▸ **Recorded data**:
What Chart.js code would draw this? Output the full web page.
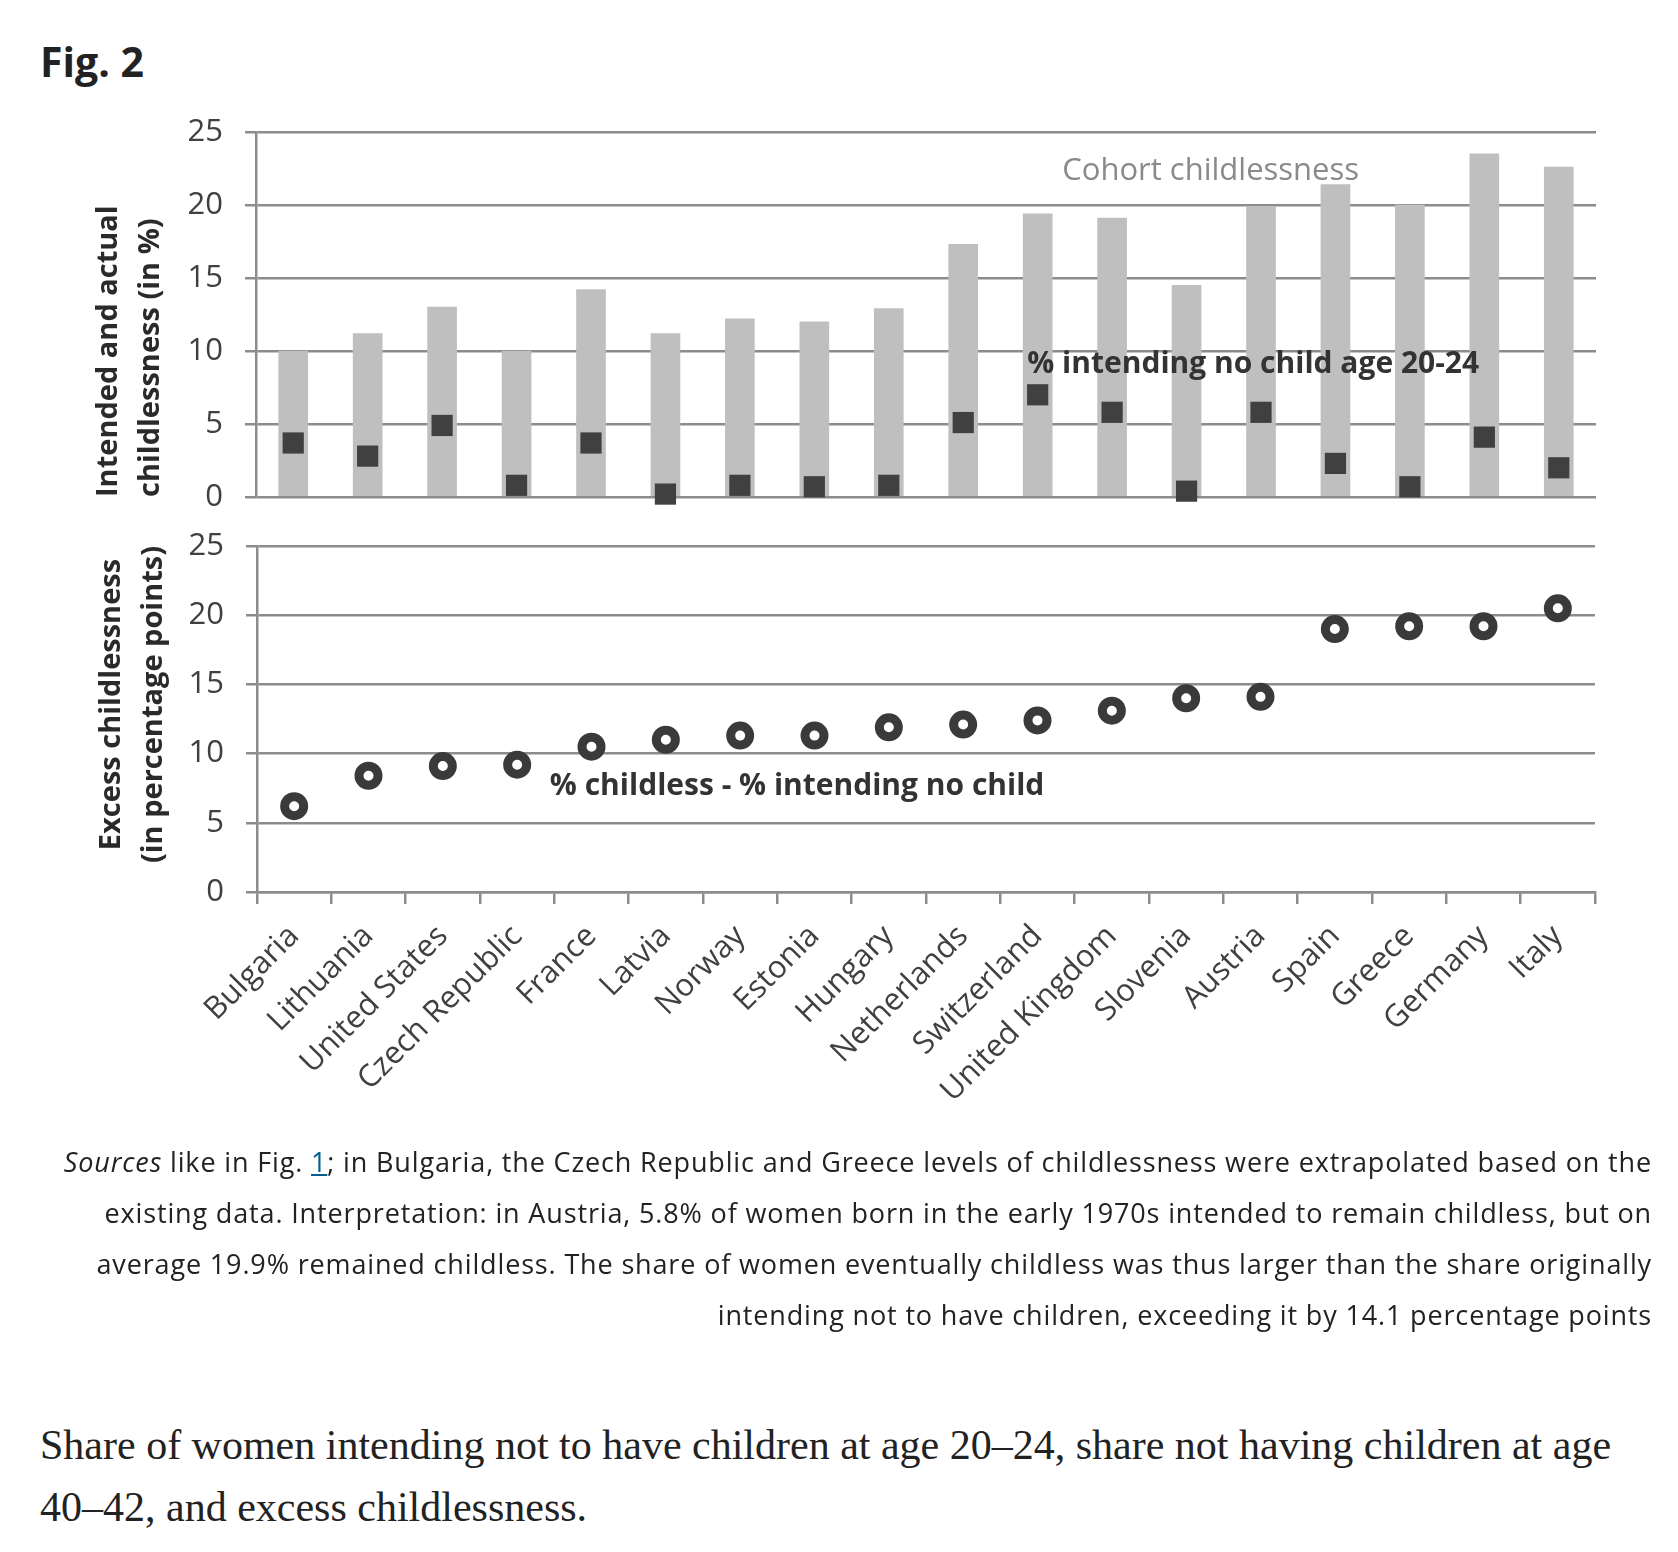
<!DOCTYPE html>
<html><head><meta charset="utf-8">
<script src="https://cdn.jsdelivr.net/npm/chart.js@4.4.0/dist/chart.umd.min.js"></script>
<style>
html,body{margin:0;padding:0;background:#fff;}
body{width:1678px;height:1552px;position:relative;overflow:hidden;}
#fig{position:absolute;left:40px;top:41px;font:700 41px/1 'Open Sans',sans-serif;color:#222;}
canvas{position:absolute;left:0;}
#c1{top:90px;}
#c2{top:500px;}
#cap{position:absolute;right:26px;top:1136px;font:27px/51px 'Open Sans',sans-serif;letter-spacing:0.85px;color:#222;text-align:right;white-space:nowrap;}
#cap a{color:#025e8d;text-decoration:underline;}
#desc{position:absolute;left:40px;top:1414px;font:42px/62px 'Liberation Serif',serif;color:#222;white-space:nowrap;}
</style></head><body>
<div id="fig">Fig. 2</div>
<canvas id="c1" width="1678" height="450"></canvas>
<canvas id="c2" width="1678" height="640"></canvas>
<div id="cap"><i>Sources</i> like in Fig. <a>1</a>; in Bulgaria, the Czech Republic and Greece levels of childlessness were extrapolated based on the<br>existing data. Interpretation: in Austria, 5.8% of women born in the early 1970s intended to remain childless, but on<br>average 19.9% remained childless. The share of women eventually childless was thus larger than the share originally<br>intending not to have children, exceeding it by 14.1 percentage points</div>
<div id="desc">Share of women intending not to have children at age 20–24, share not having children at age<br>40–42, and excess childlessness.</div>
<script>
const countries = ['Bulgaria','Lithuania','United States','Czech Republic','France','Latvia','Norway','Estonia','Hungary','Netherlands','Switzerland','United Kingdom','Slovenia','Austria','Spain','Greece','Germany','Italy'];
const cohortChildless = [10.0, 11.2, 13.0, 10.0, 14.2, 11.2, 12.2, 12.0, 12.9, 17.3, 19.4, 19.1, 14.5, 19.9, 21.4, 20.0, 23.5, 22.6];
const intendingNoChild = [3.7, 2.8, 4.9, 0.8, 3.7, 0.2, 0.8, 0.7, 0.8, 5.1, 7.0, 5.8, 0.4, 5.8, 2.3, 0.7, 4.1, 2.0];
const excessChildless = [6.2, 8.4, 9.1, 9.2, 10.5, 11.0, 11.3, 11.3, 11.9, 12.1, 12.4, 13.1, 14.0, 14.1, 19.0, 19.2, 19.2, 20.5];
const yMin = 0, yMax = 25, yStep = 5;
const topTitle = ['Intended and actual', 'childlessness (in %)'];
const bottomTitle = ['\u2003Excess childlessness', '\u2003(in percentage points)'];

const GRID = '#8c8c8c';
const TXT = '#404040';
const FAM = "'Open Sans', sans-serif";

const textNotes = {
  id: 'textNotes',
  afterDatasetsDraw(chart, args, opts) {
    const ctx = chart.ctx, xs = chart.scales.x, ys = chart.scales.y;
    (opts.items || []).forEach(it => {
      ctx.save();
      ctx.font = it.font; ctx.fillStyle = it.color;
      ctx.textAlign = 'left'; ctx.textBaseline = 'middle';
      ctx.fillText(it.text, xs.getPixelForValue(it.x), ys.getPixelForValue(it.y));
      ctx.restore();
    });
  }
};

function yScale(title, align, width) {
  return {
    min: yMin, max: yMax,
    ticks: {stepSize: yStep, padding: 22, color: TXT, font: {family: FAM, size: 31}},
    grid: {color: GRID, lineWidth: 2.5, tickLength: 11, drawTicks: true},
    border: {display: true, color: GRID, width: 2.5},
    title: {display: true, text: title, align: align, color: '#2a2a2a',
            font: {family: FAM, size: 29, weight: 'bold', lineHeight: 1.45}, padding: 0},
    afterFit(s) { s.width = width; }
  };
}

function draw() {
  new Chart(document.getElementById('c1'), {
    type: 'bar',
    data: {
      labels: countries,
      datasets: [
        {type: 'line', data: intendingNoChild, showLine: false, pointStyle: 'rect',
         pointRadius: 15, pointHoverRadius: 15, pointBackgroundColor: '#404040',
         pointBorderWidth: 0, pointBorderColor: '#404040', clip: false, order: 0},
        {type: 'bar', data: cohortChildless, backgroundColor: '#bfbfbf', barThickness: 29, order: 1}
      ]
    },
    options: {
      responsive: false, animation: false, devicePixelRatio: 1,
      layout: {padding: {top: 42, left: 88, right: 82, bottom: 43}},
      scales: {
        x: {type: 'category', display: false, offset: true},
        y: yScale(topTitle, 'start', 168)
      },
      plugins: {
        legend: {display: false}, tooltip: {enabled: false},
        textNotes: {items: [
          {text: 'Cohort childlessness', x: 10.33, y: 22.3, color: '#8a8a8a', font: "31px 'Open Sans'"},
          {text: '% intending no child age 20-24', x: 9.86, y: 9.1, color: '#333', font: "bold 30px 'Open Sans'"}
        ]}
      }
    },
    plugins: [textNotes]
  });

  new Chart(document.getElementById('c2'), {
    type: 'line',
    data: {
      labels: countries,
      datasets: [
        {data: excessChildless, showLine: false, pointStyle: 'circle', pointRadius: 9.5,
         pointHoverRadius: 9.5, pointBorderWidth: 9, pointBorderColor: '#3a3a3a',
         pointBackgroundColor: '#ffffff', clip: false}
      ]
    },
    options: {
      responsive: false, animation: false, devicePixelRatio: 1,
      layout: {padding: {top: 46, left: 91, right: 83, bottom: 28}},
      scales: {
        x: {type: 'category', offset: true,
            grid: {offset: true, drawOnChartArea: false, drawTicks: true, tickLength: 12, color: GRID, lineWidth: 2.5},
            border: {display: true, color: GRID, width: 2.5},
            ticks: {autoSkip: false, maxRotation: 45, minRotation: 45, padding: 14, color: TXT, font: {family: FAM, size: 31}},
            afterFit(s) { s.height = 220; }
        },
        y: yScale(bottomTitle, 'center', 166)
      },
      plugins: {
        legend: {display: false}, tooltip: {enabled: false},
        textNotes: {items: [
          {text: '% childless - % intending no child', x: 3.44, y: 7.6, color: '#333', font: "bold 30px 'Open Sans'"}
        ]}
      }
    },
    plugins: [textNotes]
  });
}

Promise.all([
  document.fonts.load("31px 'Open Sans'"),
  document.fonts.load("bold 31px 'Open Sans'")
]).then(draw, draw);
</script>
</body></html>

▸ **Instructions to follow**:
Restate the listing above word for word, and skip the pictures.

▸ **The result**:
What Chart.js code would draw this? Output the full web page.
<!DOCTYPE html>
<html><head><meta charset="utf-8">
<script src="https://cdn.jsdelivr.net/npm/chart.js@4.4.0/dist/chart.umd.min.js"></script>
<style>
html,body{margin:0;padding:0;background:#fff;}
body{width:1678px;height:1552px;position:relative;overflow:hidden;}
#fig{position:absolute;left:40px;top:41px;font:700 41px/1 'Open Sans',sans-serif;color:#222;}
canvas{position:absolute;left:0;}
#c1{top:90px;}
#c2{top:500px;}
#cap{position:absolute;right:26px;top:1136px;font:27px/51px 'Open Sans',sans-serif;letter-spacing:0.85px;color:#222;text-align:right;white-space:nowrap;}
#cap a{color:#025e8d;text-decoration:underline;}
#desc{position:absolute;left:40px;top:1414px;font:42px/62px 'Liberation Serif',serif;color:#222;white-space:nowrap;}
</style></head><body>
<div id="fig">Fig. 2</div>
<canvas id="c1" width="1678" height="450"></canvas>
<canvas id="c2" width="1678" height="640"></canvas>
<div id="cap"><i>Sources</i> like in Fig. <a>1</a>; in Bulgaria, the Czech Republic and Greece levels of childlessness were extrapolated based on the<br>existing data. Interpretation: in Austria, 5.8% of women born in the early 1970s intended to remain childless, but on<br>average 19.9% remained childless. The share of women eventually childless was thus larger than the share originally<br>intending not to have children, exceeding it by 14.1 percentage points</div>
<div id="desc">Share of women intending not to have children at age 20–24, share not having children at age<br>40–42, and excess childlessness.</div>
<script>
const countries = ['Bulgaria','Lithuania','United States','Czech Republic','France','Latvia','Norway','Estonia','Hungary','Netherlands','Switzerland','United Kingdom','Slovenia','Austria','Spain','Greece','Germany','Italy'];
const cohortChildless = [10.0, 11.2, 13.0, 10.0, 14.2, 11.2, 12.2, 12.0, 12.9, 17.3, 19.4, 19.1, 14.5, 19.9, 21.4, 20.0, 23.5, 22.6];
const intendingNoChild = [3.7, 2.8, 4.9, 0.8, 3.7, 0.2, 0.8, 0.7, 0.8, 5.1, 7.0, 5.8, 0.4, 5.8, 2.3, 0.7, 4.1, 2.0];
const excessChildless = [6.2, 8.4, 9.1, 9.2, 10.5, 11.0, 11.3, 11.3, 11.9, 12.1, 12.4, 13.1, 14.0, 14.1, 19.0, 19.2, 19.2, 20.5];
const yMin = 0, yMax = 25, yStep = 5;
const topTitle = ['Intended and actual', 'childlessness (in %)'];
const bottomTitle = ['\u2003Excess childlessness', '\u2003(in percentage points)'];

const GRID = '#8c8c8c';
const TXT = '#404040';
const FAM = "'Open Sans', sans-serif";

const textNotes = {
  id: 'textNotes',
  afterDatasetsDraw(chart, args, opts) {
    const ctx = chart.ctx, xs = chart.scales.x, ys = chart.scales.y;
    (opts.items || []).forEach(it => {
      ctx.save();
      ctx.font = it.font; ctx.fillStyle = it.color;
      ctx.textAlign = 'left'; ctx.textBaseline = 'middle';
      ctx.fillText(it.text, xs.getPixelForValue(it.x), ys.getPixelForValue(it.y));
      ctx.restore();
    });
  }
};

function yScale(title, align, width) {
  return {
    min: yMin, max: yMax,
    ticks: {stepSize: yStep, padding: 22, color: TXT, font: {family: FAM, size: 31}},
    grid: {color: GRID, lineWidth: 2.5, tickLength: 11, drawTicks: true},
    border: {display: true, color: GRID, width: 2.5},
    title: {display: true, text: title, align: align, color: '#2a2a2a',
            font: {family: FAM, size: 29, weight: 'bold', lineHeight: 1.45}, padding: 0},
    afterFit(s) { s.width = width; }
  };
}

function draw() {
  new Chart(document.getElementById('c1'), {
    type: 'bar',
    data: {
      labels: countries,
      datasets: [
        {type: 'line', data: intendingNoChild, showLine: false, pointStyle: 'rect',
         pointRadius: 15, pointHoverRadius: 15, pointBackgroundColor: '#404040',
         pointBorderWidth: 0, pointBorderColor: '#404040', clip: false, order: 0},
        {type: 'bar', data: cohortChildless, backgroundColor: '#bfbfbf', barThickness: 29, order: 1}
      ]
    },
    options: {
      responsive: false, animation: false, devicePixelRatio: 1,
      layout: {padding: {top: 42, left: 88, right: 82, bottom: 43}},
      scales: {
        x: {type: 'category', display: false, offset: true},
        y: yScale(topTitle, 'start', 168)
      },
      plugins: {
        legend: {display: false}, tooltip: {enabled: false},
        textNotes: {items: [
          {text: 'Cohort childlessness', x: 10.33, y: 22.3, color: '#8a8a8a', font: "31px 'Open Sans'"},
          {text: '% intending no child age 20-24', x: 9.86, y: 9.1, color: '#333', font: "bold 30px 'Open Sans'"}
        ]}
      }
    },
    plugins: [textNotes]
  });

  new Chart(document.getElementById('c2'), {
    type: 'line',
    data: {
      labels: countries,
      datasets: [
        {data: excessChildless, showLine: false, pointStyle: 'circle', pointRadius: 9.5,
         pointHoverRadius: 9.5, pointBorderWidth: 9, pointBorderColor: '#3a3a3a',
         pointBackgroundColor: '#ffffff', clip: false}
      ]
    },
    options: {
      responsive: false, animation: false, devicePixelRatio: 1,
      layout: {padding: {top: 46, left: 91, right: 83, bottom: 28}},
      scales: {
        x: {type: 'category', offset: true,
            grid: {offset: true, drawOnChartArea: false, drawTicks: true, tickLength: 12, color: GRID, lineWidth: 2.5},
            border: {display: true, color: GRID, width: 2.5},
            ticks: {autoSkip: false, maxRotation: 45, minRotation: 45, padding: 14, color: TXT, font: {family: FAM, size: 31}},
            afterFit(s) { s.height = 220; }
        },
        y: yScale(bottomTitle, 'center', 166)
      },
      plugins: {
        legend: {display: false}, tooltip: {enabled: false},
        textNotes: {items: [
          {text: '% childless - % intending no child', x: 3.44, y: 7.6, color: '#333', font: "bold 30px 'Open Sans'"}
        ]}
      }
    },
    plugins: [textNotes]
  });
}

Promise.all([
  document.fonts.load("31px 'Open Sans'"),
  document.fonts.load("bold 31px 'Open Sans'")
]).then(draw, draw);
</script>
</body></html>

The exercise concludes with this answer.